- Born: 25 July 1982 (age 44) Greater Accra, Ghana
- Citizenship: Ghanaian
- Education: St. Mary's High School in Accra; University of Ghana
- Occupation: Businessperson
- Years active: 2002–present
- Spouse: Kunle Nubi ​(m. 2011)​
- Parent: Sidiku Buariand Elizabeth Mirabelle Odonkor
- Relatives: Nadia Buari (half-sister)

= Shaida Buari =

Ghanaian businesswoman (born 1982)

Shaida Buari (born 25 July 1982) is a Ghanaian businesswoman, philanthropist, model, and the title winner of the 2002 Miss Ghana beauty pageant.

==Early life and education==

Shaida Buari was born in Accra, Ghana, to Alhaji Sidiku Buari; a business magnate as well as a musician, who for 12 years held the office of the president of the Musician Union of Ghana, and Elizabeth Mirabelle Odonkor, who runs a bridal shop and PR service for women in Accra. Shaida's parents divorced in 1997. She has two younger brothers: Sidiku Buari Jr., an engineer who runs his own auto shop, and King Faisal Buari; motivational speaker and owner of the Buarich Group of Companies. Actress Nadia Buari is her half-sister. Shaida attended the Alsyd Academy for her basic education. She went to St. Mary's High School in Accra, where she was elected entertainment prefect, and held fundraisers for several school projects. It was also in high school that her modelling career took off after she won the (now defunct) Source modeling competition in 1998. Following appearances in several television commercials, she entered and won the Miss Ghana pageant in 2002, with which she started her philanthropic work. She also competed in the Face of Africa modelling competition where she made it to the final five.

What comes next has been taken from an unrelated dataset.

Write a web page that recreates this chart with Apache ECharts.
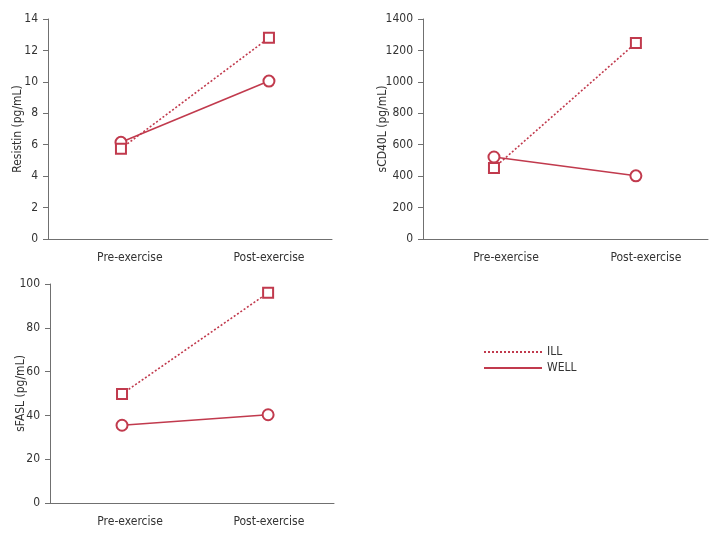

Buari graduated with honours from the University of Ghana, majoring in psychology with a minor in political science.
She volunteered at the psychiatry hospital in Accra where she researched on the correlation between tumor location and mental illness at the Korle-Bu Teaching Hospital for a year.

== Career ==
Buari represented Ghana in the Miss World Pageant in 2003. As part of her social responsibility project as title winner, she worked with UNICEF, Right To Play on projects relating to sensitisation on social stigma that plagues HIV/AIDS patients, as well as helping to educate parents on the importance of certain vaccinations in helping curb diseases in young children. This exposure let to her forming her non profit organization; Helplink Foundation. Buari in collaboration with certain corporate entities successfully footed the hospital bills of a number of children who needed that assistance.

==Philanthropy and other endeavours==
In 2013, while pregnant with her son, Buari founded Tellitmoms.com which is a viral online community for moms and moms to be, which among other things, provides tips on parenting and childcare. Tellitmoms in collaboration with NP Ghandour donated hand sanitizers and overalls to the maternity ward at Korle Bu Teaching Hospital. Also, it organizes a series of events where they showcase products and services for parents and parents to be. They gave out a few car seats to help encourage child car safety in Africa.
Buari has since collaborated with Gloradelle, Graco Ghana, Audylot, Mini Me, Naabils, Iye Naturals, Sahara Rise, Disney Ghana, Baby Beds Beddings and Beyond, Baby Foods and More, Haute Mummy Maternity, Adora Intimate, Selina BeB, Bvenaj, Buarich Group, Kaa Service, Bon Collection, Nature's Brew, Beva Collection, Bri Wireduah, Rhema Collection, Cheerbaby, women reproductive health, Rubies House of Beauty, amongs others.

==Personal life==
Buari married Kunle Nubi in 2011. They founded the oil and gas company Energem.